Revista 'A Geometria da Cidade' reúne fotos e versos sobre o Recife

Com imagens feitas por Linda Nogueira e poemas de Fred Caju, a publicação revela as estruturas da cidade
Diogo Guedes
Publicado em 23/03/2018 às 8:24
Com imagens feitas por Linda Nogueira e poemas de Fred Caju, a publicação revela as estruturas da cidade Foto: Linda Nogueira/Divulgação


Uma cidade, na sua sequência quase sempre caótica de ruas e construções, costuma esconder desenhos e estruturas. Além disso, também oculta a própria história, “esconde ossos debaixo do tapete”. Esses dois aspectos são revelados em texto e imagem na revista A Geometria da Cidade, lançada hoje, às 19h30, no Espaço Pasárgada, com o encontro entre as linhas arquitetônicas do Recife, fotografadas por Linda Nogueira, e os poemas críticos de Fred Caju.

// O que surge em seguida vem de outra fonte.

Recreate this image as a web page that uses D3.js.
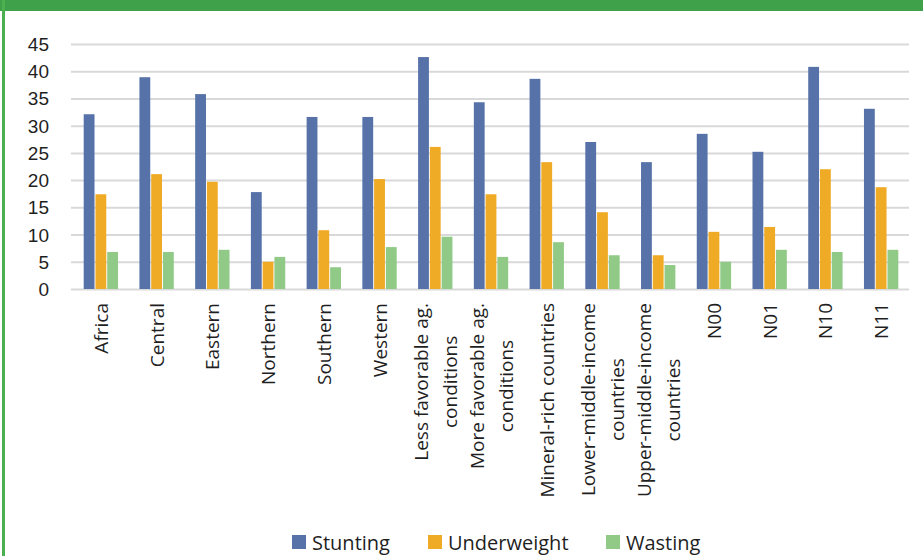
<!DOCTYPE html>
<html>
<head>
<meta charset="utf-8">
<script src="https://cdn.jsdelivr.net/npm/d3@7"></script>
<style>
  html, body { margin: 0; padding: 0; background: #fff; }
  svg { display: block; font-family: "Open Sans", "Noto Sans", sans-serif; }
</style>
</head>
<body>
<svg id="chart" width="923" height="556"></svg>
<script>
// Category labels (each entry is the list of lines drawn under the axis)
const categories = [
  ["Africa"], ["Central"], ["Eastern"], ["Northern"], ["Southern"], ["Western"],
  ["Less favorable ag.", "conditions"], ["More favorable ag.", "conditions"],
  ["Mineral-rich countries"], ["Lower-middle-income", "countries"],
  ["Upper-middle-income", "countries"], ["N00"], ["N01"], ["N10"], ["N11"]
];
const seriesNames = ["Stunting", "Underweight", "Wasting"];
const stunting    = [32.1, 38.9, 35.8, 17.8, 31.6, 31.6, 42.6, 34.3, 38.6, 27.0, 23.3, 28.5, 25.2, 40.8, 33.1];
const underweight = [17.4, 21.1, 19.7, 5.0, 10.8, 20.2, 26.1, 17.4, 23.3, 14.1, 6.2, 10.5, 11.4, 22.0, 18.7];
const wasting     = [6.8, 6.8, 7.2, 5.9, 4.0, 7.7, 9.6, 5.9, 8.6, 6.2, 4.4, 5.0, 7.2, 6.8, 7.2];
const yTicks = [0, 5, 10, 15, 20, 25, 30, 35, 40, 45];
const colors = ["#5672a8", "#f0ab26", "#90ca86"];

const svg = d3.select("#chart");
const seriesValues = [stunting, underweight, wasting];

// Frame: green band on top and thin green rule on the left
svg.append("rect").attr("x", 0).attr("y", 0).attr("width", 923).attr("height", 11).attr("fill", "#3fa149");
svg.append("rect").attr("x", 2).attr("y", 0).attr("width", 3).attr("height", 556).attr("fill", "#4caf50");

const margin = { left: 73, right: 14, top: 44, bottom: 267 };
const plotW = 923 - margin.left - margin.right;
const plotH = 556 - margin.top - margin.bottom;

const g = svg.append("g").attr("transform", `translate(${margin.left},${margin.top})`);

const x0 = d3.scaleBand().domain(d3.range(categories.length)).range([0, plotW]).paddingInner(0.35).paddingOuter(0.175);
const x1 = d3.scaleBand().domain(d3.range(seriesNames.length)).range([0, x0.bandwidth()]).padding(0.08);
const y = d3.scaleLinear().domain([0, 45]).range([plotH, 0]);

// Horizontal gridlines with value labels
const yAxis = d3.axisLeft(y).tickValues(yTicks).tickSize(-plotW - 2).tickPadding(22).tickFormat(d3.format("d"));
const ya = g.append("g").attr("transform", "translate(-2,0)").call(yAxis);
ya.select(".domain").remove();
ya.selectAll(".tick line").attr("stroke", "#d9d9d9").attr("stroke-width", 2);
ya.selectAll(".tick text").attr("fill", "#1f1f1f").style("font-size", "19px").attr("dy", "0.34em");

// Bars
const groups = g.selectAll(".cat").data(categories).join("g")
  .attr("class", "cat")
  .attr("transform", (d, i) => `translate(${x0(i)},0)`);
groups.selectAll("rect")
  .data((d, i) => seriesValues.map((vals, s) => ({ s, v: vals[i] })))
  .join("rect")
  .attr("x", d => x1(d.s))
  .attr("width", x1.bandwidth())
  .attr("y", d => y(d.v))
  .attr("height", d => y(0) - y(d.v))
  .attr("fill", d => colors[d.s]);

// Rotated category labels, lines centred on each other, top end near the axis
const lineGap = 29;
const labels = g.append("g").attr("class", "xlabels");
categories.forEach((lines, i) => {
  const cx = x0(i) + x0.bandwidth() / 2;
  const lg = labels.append("g");
  const texts = lines.map((t, k) => lg.append("text")
    .text(t)
    .attr("fill", "#1f1f1f")
    .style("font-size", "19px")
    .attr("text-anchor", "middle"));
  const maxLen = d3.max(texts, t => t.node().getComputedTextLength());
  const n = lines.length;
  texts.forEach((t, k) => {
    const off = (k - (n - 1) / 2) * lineGap;
    const bx = cx + off + 7;
    const by = plotH + 14 + maxLen / 2;
    t.attr("transform", `translate(${bx},${by}) rotate(-90)`);
  });
});

// Legend
const legend = svg.append("g");
const legendX = [292, 428, 606];
seriesNames.forEach((name, s) => {
  legend.append("rect").attr("x", legendX[s]).attr("y", 535).attr("width", 14).attr("height", 14).attr("fill", colors[s]);
  legend.append("text").attr("x", legendX[s] + 20).attr("y", 550)
    .attr("fill", "#1f1f1f").style("font-size", "20px").text(name);
});
</script>
</body>
</html>
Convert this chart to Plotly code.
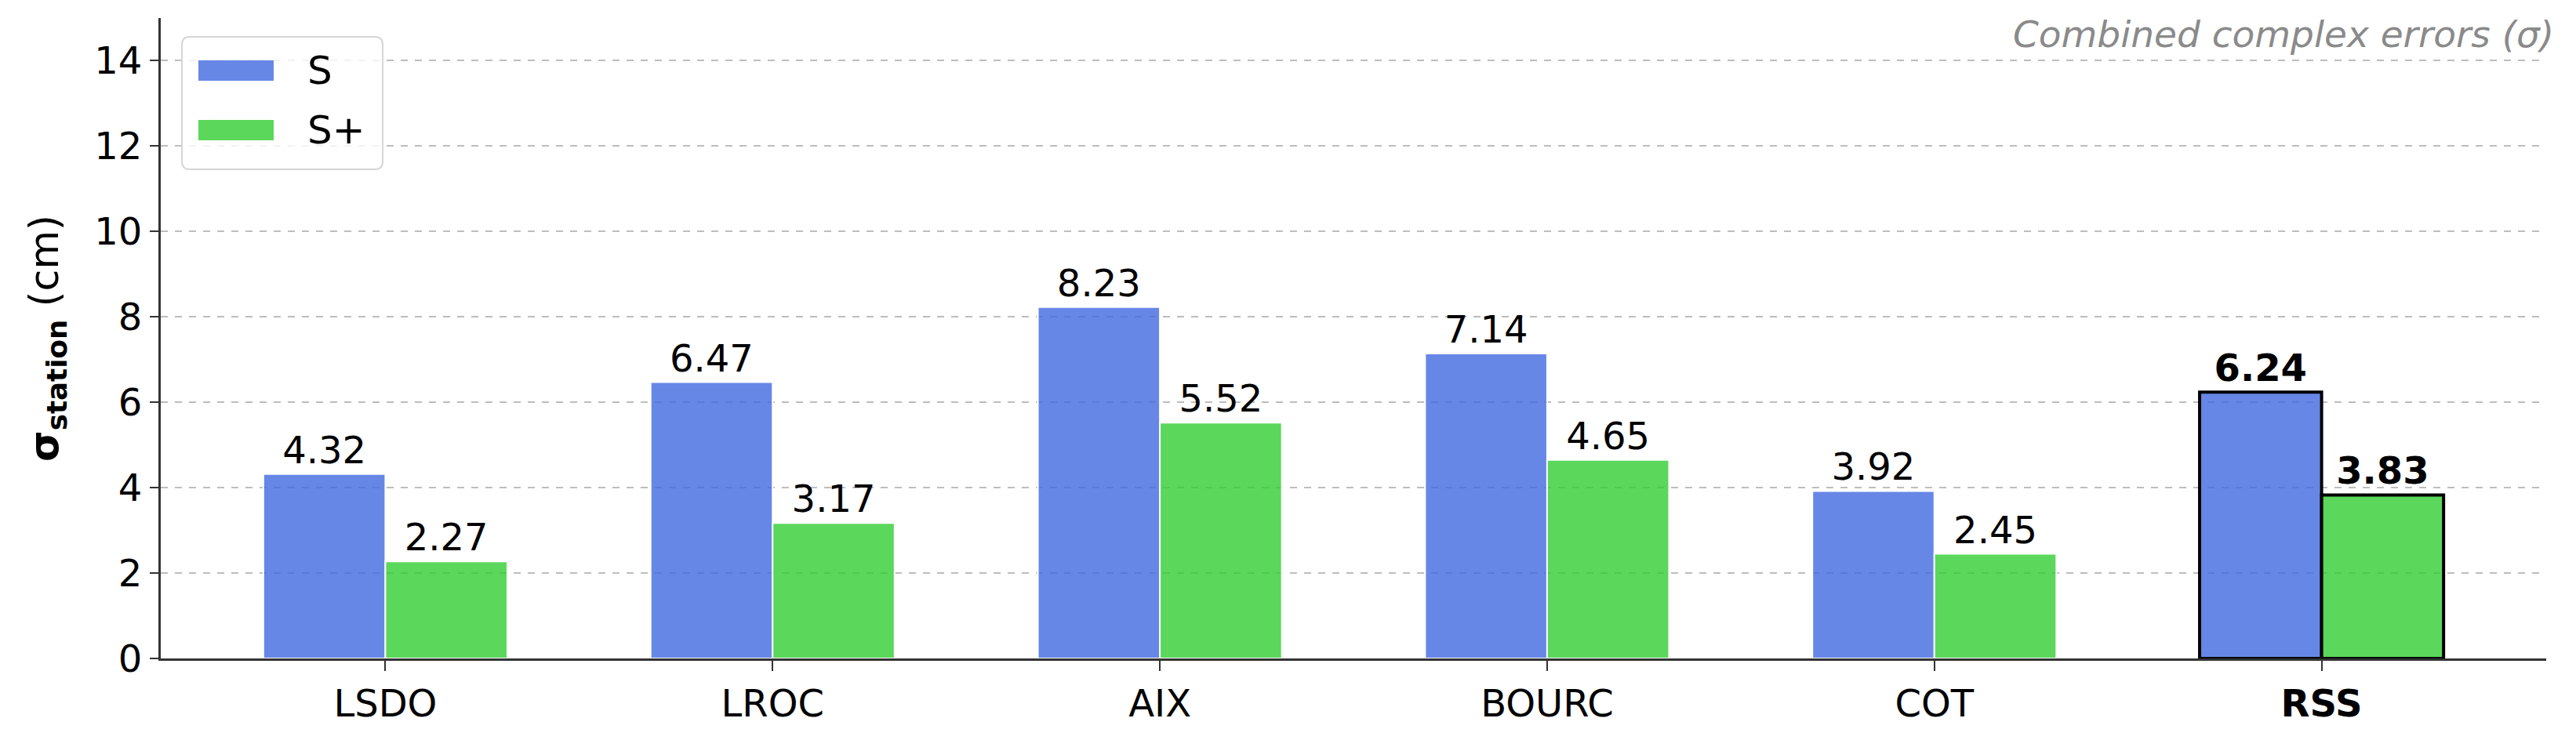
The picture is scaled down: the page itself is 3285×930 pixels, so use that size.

São duas formas – harmônicas e dissonantes – de revelar as estruturas da capital pernambucana. A revista mostra, com o olhar azulado e chuvoso de Linda, locais fundamentais do Recife, como o edifício Holiday, o metrô, a Praça do Sebo, a Ponte de Ferro e o Estádio do Arruda, entre muitos outros. A ideia para o projeto, que conta com incentivo do Funcultura, veio depois que a fotógrafa observou a geometria de outras cidades em uma viagem pela Europa.

Na volta, enxergou os mesmos elementos na sua cidade. “Alguns lugares eu já pensava que seria interessante fotografar. Vários foram escolhidos por uma relação afetiva – o Museu do Trem, por exemplo, é marcante para mim porque eu sempre ia lá com meu pai. Existem as questões históricas e sociais, os pontos mais conhecidos. E o principal elemento, claro, foi o estético: a geometria”, conta Linda.

A fotógrafa chamou o poeta Fred Caju para criar poemas com o mesmo roteiro da cidade. Além disso, o projeto contou com a pesquisa de Cêlini Albuquerque, que fez um levantamento histórica sobre a arquitetura dos locais escolhidos. “Vimos, com isso, que muitos dos lugares tinham um peso do sangue derramado ali, das injustiças sociais”, conta Linda. “A partir da minha vivência e da vivência de Caju na cidade, esse trabalho tenta arrancar a beleza das edificações e dos lugares, mas se interessa mais em expor as mazelas e violências que estão entranhadas em cada rua da metrópole. Não nos interessa maquiar a cidade e pintá-la bonita e leve. Há um peso, uma densidade, que não se pode, nem se consegue ignorar”.

POESIA

Esse passado histórico é realçado na poesia de Caju, que fala, no Teatro de Santa Isabel, sobre “quando se abrirem/ as tuas cortinas/ & tuas cabines/ para os herdeiros/ dos que subiram/ os teu tijolos”. “Linda me procurou por conhecer meus textos, por saber que eu tenho uma pegada anti-status quo, vamos dizer assim. E como as fotografias estão muito ligadas à forma geométrica, ela percebeu um controle de métrica no meu poema”, comenta o autor.

“Não estava planejado fazer esse recorte que mostra mais a violência da cidade, que mostra o quanto essas casas e construções acabam protegendo mais uma elite do que a população”, conta Caju. O contexto político atual também influenciou. “A quantidade de ministros de Pernambuco que a gente teve durante o golpe que está em curso mostra o quando o envolvimento da política local é reacionário”, reforça.

Sobre o Marco Zero, o poeta escreve que “aqui não se começa nada”: “ninguém vai zerar o sangue/ dos pretos aqui derramado”. “O nosso roteiro foi em grande parte afetivo. E isso me fez colocar a pauta racial dentro da narrativa dos poemas. Como estamos falando de nossas histórias de vida também, eu, como sujeito negro, sempre fui interditado em vários lugares e situações nessa cidade. Eu não poderia deixar passar algumas coisas. O que preserva o Museu do Estado, quem acaba podendo entrar no Santa Isabel, quem se diverte no Estádio do Arruda”, comenta.
l Lançamento de A Geometria da Cidade – hoje, às 19h30, no Espaço Pasárgada (Rua da União, 263, Boa Vista). Preço da revista: R$ 10.